Akira Kurosawa (1910-1998) a réalisé deux films remarquables après Rêves, Rhapsodie en août et Madadayo. Pourtant, il est possible de considérer cette anthologie onirique comme le testament artistique, esthétique et moral du grand cinéaste.
Dans Kagemusha et Ran, Kurosawa s’était réfugié dans des évocations splendides et crépusculaires du temps des samouraïs pour composer des œuvres à la beauté sidérante. Ces chefs-d’œuvre imposants ont sans doute inspiré à Kurosawa un retour à une matière beaucoup plus personnelle et intimiste, tout en conservant un caractère visionnaire et pictural. Pour la première fois de sa carrière, Kurosawa s’autorise à parler de lui-même, par l’intermédiaire de huit rêves qu’il a fait au cours de sa vie. Ce sera le film Rêves (Dreams/Yume), réalisé en 1990 (avec la collaboration d’Ishiro Honda, spécialiste des effets spéciaux) et coproduit par Steven Spielberg (pour la version internationale). On y retrouve Kurosawa à différents âges de sa vie, interprété par des comédiens différents. Akira Kurosawa a déclaré « Quand il rêve, l’homme est un génie. Il est audacieux et intrépide comme un génie. Voilà ce a quoi je me suis attache au moment de filmer ces huit rêves. Pour faire un film de ce scénario, il était indispensable de s’exprimer avec audace et sans peur… comme dans un rêve. »

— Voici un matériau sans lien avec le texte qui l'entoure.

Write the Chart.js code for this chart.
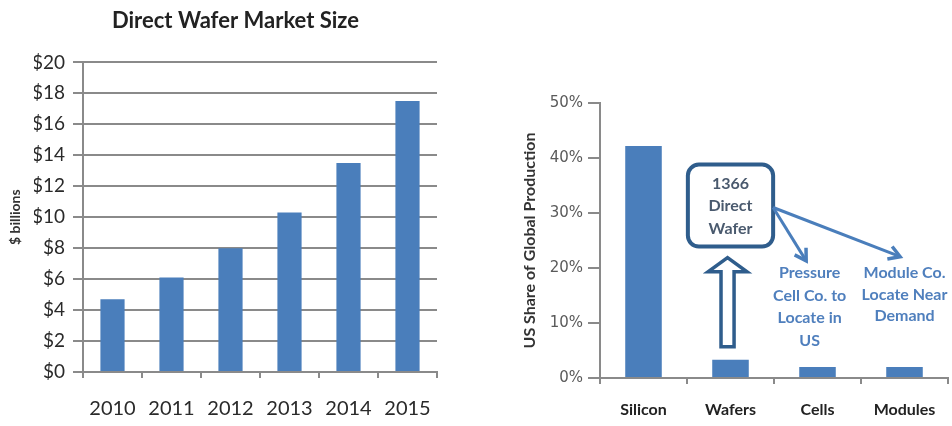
<!DOCTYPE html>
<html>
<head>
<meta charset="utf-8">
<script src="https://cdn.jsdelivr.net/npm/chart.js@4"></script>
<style>
  html, body { margin:0; padding:0; background:#fff; }
  #wrap { position:relative; width:952px; height:426px; overflow:hidden; }
  #left { position:absolute; left:0; top:0; }
  #right { position:absolute; left:480px; top:0; }
</style>
</head>
<body>
<div id="wrap">
  <canvas id="left" width="480" height="426"></canvas>
  <canvas id="right" width="472" height="426"></canvas>
</div>
<script>
// left chart data
const years = ['2010', '2011', '2012', '2013', '2014', '2015'];
const marketSize = [4.7, 6.1, 8.0, 10.3, 13.5, 17.5];
const marketTicks = [0, 2, 4, 6, 8, 10, 12, 14, 16, 18, 20];

// right chart data
const stages = ['Silicon', 'Wafers', 'Cells', 'Modules'];
const usShare = [42.2, 3.3, 2.0, 2.0];
const shareTicks = [0, 10, 20, 30, 40, 50];

const BLUE = '#4a7ebb';
const GRID = '#8a8a8a';

// annotations for the right chart (category index, % value)
const note1366 = ['1366', 'Direct', 'Wafer'];
const noteCells = ['Pressure', 'Cell Co. to', 'Locate in', 'US'];
const noteModules = ['Module Co.', 'Locate Near', 'Demand'];

new Chart(document.getElementById('left'), {
  type: 'bar',
  data: {
    labels: years,
    datasets: [{
      data: marketSize,
      backgroundColor: BLUE,
      barPercentage: 0.41,
      categoryPercentage: 1
    }]
  },
  options: {
    responsive: false,
    animation: false,
    layout: { padding: { left: 34, right: 43, top: 0, bottom: 0 } },
    plugins: {
      legend: { display: false },
      tooltip: { enabled: false },
      title: {
        display: true,
        text: 'Direct Wafer Market Size',
        color: '#222',
        font: { family: 'Lato', size: 22, weight: 'bold' },
        padding: { top: 8, bottom: 28 }
      }
    },
    scales: {
      x: {
        afterFit: s => { s.height = 54; },
        grid: { display: true, drawOnChartArea: false, color: GRID, lineWidth: 2, tickLength: 6, offset: true },
        border: { color: GRID, width: 2 },
        ticks: { color: '#2a2a2a', font: { family: 'Lato', size: 20 }, padding: 19 }
      },
      y: {
        min: 0, max: 20,
        afterFit: s => { s.width = 49; },
        afterBuildTicks: s => { s.ticks = marketTicks.map(v => ({ value: v })); },
        grid: { color: GRID, lineWidth: 2, tickLength: 10 },
        border: { color: GRID, width: 2 },
        ticks: { color: '#2a2a2a', font: { family: 'Lato', size: 19 }, padding: 8, callback: v => '$' + v },
        title: { display: true, text: '$ billions', color: '#333', font: { family: 'Lato', size: 14, weight: 'bold' }, padding: { top: -27, bottom: 0 } }
      }
    }
  }
});

const notesPlugin = {
  id: 'notes',
  afterDatasetsDraw(chart) {
    const { ctx, scales: { x, y } } = chart;
    const step = x.getPixelForValue(1) - x.getPixelForValue(0);
    const X = c => x.getPixelForValue(0) + c * step;
    const Y = v => y.getPixelForValue(v);
    ctx.save();

    // rounded box
    const bx0 = X(0.51), bx1 = X(1.49), by0 = Y(38.8), by1 = Y(23.9), r = 11;
    ctx.beginPath();
    ctx.roundRect(bx0, by0, bx1 - bx0, by1 - by0, r);
    ctx.fillStyle = '#fff';
    ctx.fill();
    ctx.lineWidth = 4;
    ctx.strokeStyle = '#2f5d8c';
    ctx.stroke();
    ctx.fillStyle = '#4a5a6e';
    ctx.font = 'bold 16px Lato';
    ctx.textAlign = 'center';
    ctx.textBaseline = 'middle';
    note1366.forEach((t, i) => ctx.fillText(t, (bx0 + bx1) / 2, by0 + 19 + i * 22.5));

    // hollow up arrow
    const ac = X(0.966), hw = 0.224 * step, sw = 0.075 * step;
    const aTop = Y(21.9), aBase = Y(19.3), aBot = Y(5.7);
    ctx.beginPath();
    ctx.moveTo(ac, aTop);
    ctx.lineTo(ac + hw, aBase);
    ctx.lineTo(ac + sw, aBase);
    ctx.lineTo(ac + sw, aBot);
    ctx.lineTo(ac - sw, aBot);
    ctx.lineTo(ac - sw, aBase);
    ctx.lineTo(ac - hw, aBase);
    ctx.closePath();
    ctx.fillStyle = '#fff';
    ctx.fill();
    ctx.lineWidth = 3.5;
    ctx.lineJoin = 'miter';
    ctx.strokeStyle = '#2f5d8c';
    ctx.stroke();

    // pointer arrows
    const arrow = (x0, y0, x1, y1) => {
      ctx.beginPath();
      ctx.moveTo(x0, y0);
      ctx.lineTo(x1, y1);
      ctx.lineWidth = 3;
      ctx.strokeStyle = BLUE;
      ctx.stroke();
      const a = Math.atan2(y1 - y0, x1 - x0), L = 13;
      ctx.beginPath();
      ctx.moveTo(x1 + L * Math.cos(a + 2.6), y1 + L * Math.sin(a + 2.6));
      ctx.lineTo(x1, y1);
      ctx.lineTo(x1 + L * Math.cos(a - 2.6), y1 + L * Math.sin(a - 2.6));
      ctx.lineWidth = 3.5;
      ctx.lineJoin = 'miter';
      ctx.stroke();
    };
    arrow(X(1.49), Y(31.0), X(1.87), Y(21.3));
    arrow(X(1.49), Y(31.0), X(2.95), Y(22.05));

    // labels
    ctx.fillStyle = '#4f7fbd';
    ctx.font = 'bold 16px Lato';
    noteCells.forEach((t, i) => ctx.fillText(t, X(1.91), Y(19.1) + i * 22.5));
    noteModules.forEach((t, i) => ctx.fillText(t, X(3.0), Y(19.1) + i * 21.5));
    ctx.restore();
  }
};

new Chart(document.getElementById('right'), {
  type: 'bar',
  data: {
    labels: stages,
    datasets: [{
      data: usShare,
      backgroundColor: BLUE,
      barPercentage: 0.42,
      categoryPercentage: 1
    }]
  },
  plugins: [notesPlugin],
  options: {
    responsive: false,
    animation: false,
    layout: { padding: { left: 0, right: 4, top: 103, bottom: 0 } },
    plugins: {
      legend: { display: false },
      tooltip: { enabled: false }
    },
    scales: {
      x: {
        afterFit: s => { s.height = 48; },
        grid: { display: true, drawOnChartArea: false, color: GRID, lineWidth: 2, tickLength: 6, offset: true },
        border: { color: GRID, width: 2 },
        ticks: { color: '#222', font: { family: 'Lato', size: 16, weight: 'bold' }, padding: 16 }
      },
      y: {
        min: 0, max: 50,
        afterFit: s => { s.width = 120; },
        afterBuildTicks: s => { s.ticks = shareTicks.map(v => ({ value: v })); },
        grid: { drawOnChartArea: false, color: GRID, lineWidth: 2, tickLength: 12 },
        border: { color: GRID, width: 2 },
        ticks: { color: '#5a5a5a', font: { family: 'DejaVu Sans', size: 15 }, padding: 5, callback: v => v + '%' },
        title: { display: true, text: 'US Share of Global Production', color: '#333', font: { family: 'Lato', size: 16, weight: 'bold' }, padding: { top: 40, bottom: 0 } }
      }
    }
  }
});
</script>
</body>
</html>
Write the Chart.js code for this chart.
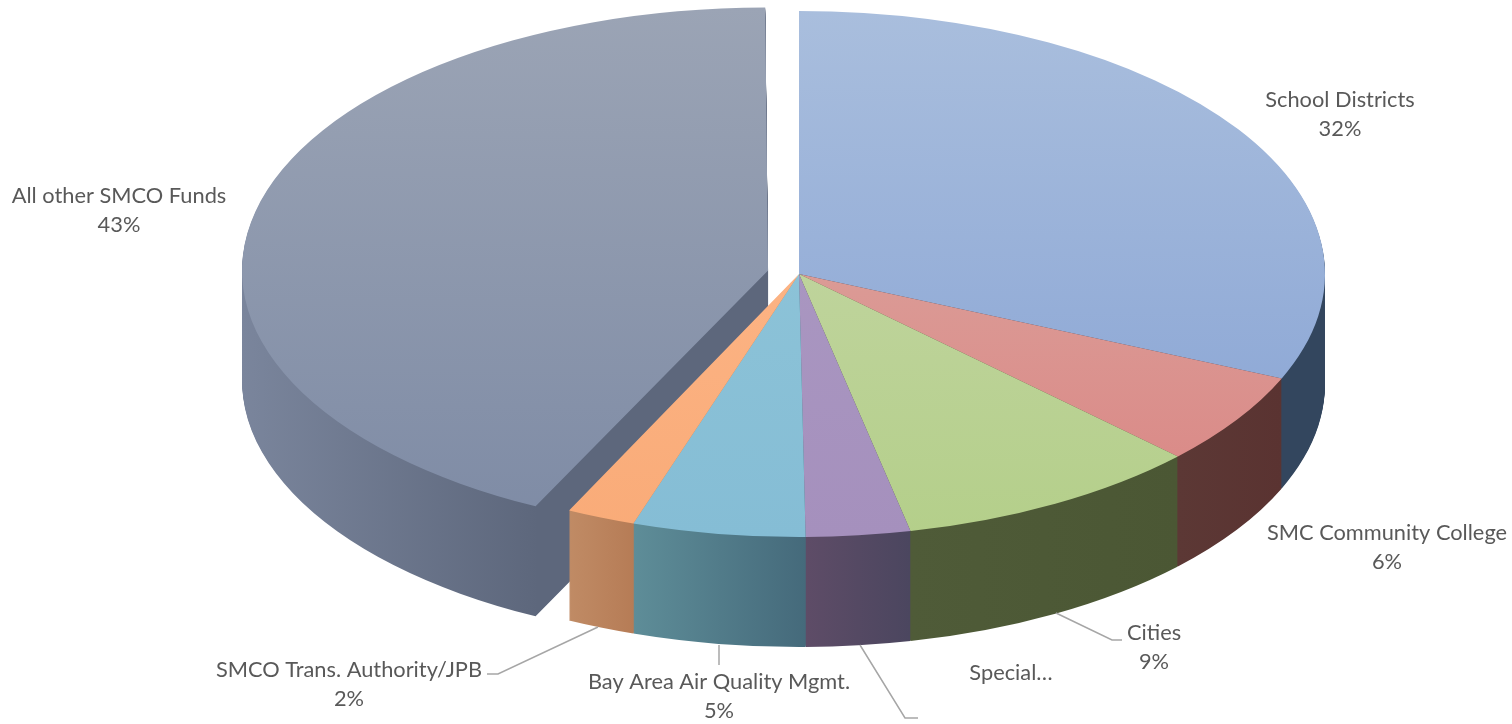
<!DOCTYPE html>
<html>
<head>
<meta charset="utf-8">
<title>Pie chart</title>
<script src="https://cdn.jsdelivr.net/npm/chart.js@4"></script>
<style>
    html, body { margin: 0; padding: 0; background: #fff; }
    canvas { display: block; }
</style>
</head>
<body>
<canvas id="pieChart" width="1512" height="724"></canvas>
<script>
// Chart data
const categories = ['School Districts', 'SMC Community College', 'Cities', 'Special…',
    'Bay Area Air Quality Mgmt.', 'SMCO Trans. Authority/JPB', 'All other SMCO Funds'];
const shares = [31.5, 5.7, 9.4, 3.2, 5.3, 2.1, 42.8];
const explodedSlice = [0, 0, 0, 0, 0, 0, 1];

// Slice colours: [top of disc, bottom of disc] and [left of wall, right of wall]
const topColors = [
    ['#a9bedd', '#86a2d4'], ['#dcb0a8', '#da8583'], ['#c9d8ad', '#b4cf8a'], ['#ad9cc4', '#a590bd'],
    ['#93c8da', '#85bdd5'], ['#ffbb8f', '#f9ab78'], ['#9ba4b5', '#7e8ba5']
];
const sideColors = [
    ['#2f4259', '#33465e'], ['#5c3835', '#5a3331'], ['#4f5b38', '#4b5734'], ['#5e4c67', '#4b465f'],
    ['#5e8d98', '#456a7b'], ['#c08b65', '#b67c56'], ['#7a859c', '#5d677c']
];

// Where the disc sits on the page
const PIE_RADIUS = 526;
const PIE_CENTER_X = 799;
const PIE_CENTER_Y = 274;
const PIE_TILT = 0.5;
const PIE_DEPTH = 110;
const PIE_EXPLODE = 127;   // arc.draw moves the slice by offset / 4

// Label blocks and their leader lines
const labelBlocks = [
    { x: 1340, y: 100, percent: true },
    { x: 1387, y: 533, percent: true },
    { x: 1154, y: 633, percent: true, leader: [[1056, 613], [1112, 640], [1122, 640]] },
    { x: 1011, y: 673, percent: false, leader: [[860, 645], [905, 718], [918, 718]] },
    { x: 719, y: 682, percent: true, leader: [[719, 645], [719, 665]] },
    { x: 349, y: 670, percent: true, leader: [[598, 627], [498, 674], [487, 674]] },
    { x: 119, y: 196, percent: true }
];

// Vertical shading of the disc, in the chart's own coordinates
function topGradient(context) {
    const { chart, dataIndex } = context;
    if (dataIndex === undefined || !chart.chartArea) return topColors[0][0];
    const midY = (chart.chartArea.top + chart.chartArea.bottom) / 2;
    const gradient = chart.ctx.createLinearGradient(0, midY - PIE_RADIUS, 0, midY + PIE_RADIUS);
    gradient.addColorStop(0, topColors[dataIndex][0]);
    gradient.addColorStop(1, topColors[dataIndex][1]);
    return gradient;
}

// Horizontal shading of a slice's wall
function sideGradient(ctx, arc, index) {
    const start = Math.cos(arc.startAngle);
    const end = Math.cos(arc.endAngle);
    const passesLeft = arc.startAngle < Math.PI && arc.endAngle > Math.PI;
    const left = arc.x + PIE_RADIUS * (passesLeft ? -1 : Math.min(start, end));
    // A slice wrapping the left edge shades only up to its front corner
    const right = arc.x + PIE_RADIUS * (passesLeft ? start : Math.max(start, end));
    const gradient = ctx.createLinearGradient(left, 0, right, 0);
    gradient.addColorStop(0, sideColors[index][0]);
    gradient.addColorStop(1, sideColors[index][1]);
    return gradient;
}

// Tilts the pie and extrudes the wall under it
const tiltedPie = {
    id: 'tiltedPie',
    afterDatasetUpdate(chart, args) {
        // Keep the exploded slice at the same radius as the rest
        args.meta.data.forEach((arc, i) => {
            if (!explodedSlice[i]) return;
            const fix = 1 - Math.sin(Math.min(Math.PI, arc.circumference));
            arc.outerRadius = PIE_RADIUS - (PIE_EXPLODE / 4) * fix;
        });
    },
    beforeDatasetDraw(chart, args) {
        const { ctx } = chart;
        const arcs = args.meta.data;
        const tilt = (shift) => {
            ctx.translate(PIE_CENTER_X, PIE_CENTER_Y + shift);
            ctx.scale(1, PIE_TILT);
            ctx.translate(-arcs[0].x, -arcs[0].y);
        };

        for (let depth = PIE_DEPTH; depth >= 1; depth--) {
            ctx.save();
            tilt(depth);
            arcs.forEach((arc, i) => {
                const original = arc.options;
                arc.options = { ...original, backgroundColor: sideGradient(ctx, arc, i) };
                arc.draw(ctx);
                arc.options = original;
            });
            ctx.restore();
        }

        ctx.save();
        tilt(0);
    },
    afterDatasetDraw(chart) {
        chart.ctx.restore();
    },
    afterDraw(chart) {
        const { ctx } = chart;
        ctx.save();
        ctx.font = '21.8px Lato';
        ctx.fillStyle = '#595959';
        ctx.textAlign = 'center';
        ctx.textBaseline = 'middle';
        ctx.strokeStyle = '#a6a6a6';
        ctx.lineWidth = 1.5;

        labelBlocks.forEach((block, i) => {
            ctx.fillText(categories[i], block.x, block.y);
            if (block.percent) {
                ctx.fillText(`${Math.round(shares[i])}%`, block.x, block.y + 29);
            }
            if (block.leader) {
                ctx.beginPath();
                block.leader.forEach(([x, y], n) => {
                    if (n === 0) ctx.moveTo(x, y);
                    else ctx.lineTo(x, y);
                });
                ctx.stroke();
            }
        });
        ctx.restore();
    }
};

new Chart(document.getElementById('pieChart').getContext('2d'), {
    type: 'pie',
    data: {
        labels: categories,
        datasets: [{
            data: shares,
            backgroundColor: topGradient,
            borderWidth: 0,
            offset: explodedSlice.map(v => v * PIE_EXPLODE),
            clip: false
        }]
    },
    options: {
        responsive: false,
        animation: false,
        events: [],
        radius: PIE_RADIUS,
        plugins: {
            legend: { display: false },
            tooltip: { enabled: false }
        }
    },
    plugins: [tiltedPie]
});
</script>
</body>
</html>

Les deux premiers rêves, « Soleil sous la pluie » et « Le Verger aux pêchers », montrent le narrateur enfant observateur des mystères de la nature et de ses habitants magiques. « La Tempête de neige » réaffirme la puissance fantastique des éléments naturels. « Le Tunnel » voit ressurgir les fantômes des soldats sacrifiés au combat et toute la culpabilité et le traumatisme du peuple japonais au sortir de la Seconde Guerre mondiale. « Les Corbeaux » est une profession de foi sur la création artistique dans laquelle Kurosawa convoque Vincent Van Gogh, qui prend les traits inattendus du réalisateur Martin Scorsese. « Le Mont Fuji en rouge » et « les Démons gémissants » sont des fables apocalyptiques sur un monde dévasté par des catastrophes écologiques où les derniers hommes sont réduits à l’état de créatures monstrueuses. « Le Village des moulins à eau » conclut le film sur une note optimiste. Le narrateur visite un petit coin de la campagne japonaise, entièrement préservé du progrès et des inventions modernes, où les paysans vivent de joies simples au rythme des saisons. La nature joue un rôle important dans tous les rêves. Kurosawa déplore son saccage par l’homme et certains rêves sont des avertissements contre la pollution et le danger nucléaire. Impossible de ne pas penser à la récente catastrophe de Fukushima devant ces images de désastre et le cauchemar d’une histoire vouée à se répéter après Hiroshima et Nagasaki (Kurosawa consacrera son film suivant, Rhapsodie en août, au souvenir du bombardement de la ville de Nagasaki.) Au-delà du message écologique, Rêves, à la manière des derniers films de Jean Renoir, est un manifeste panthéiste et un appel à la sagesse et à la communion avec les éléments naturels, contre la violence et l’absurdité du monde moderne.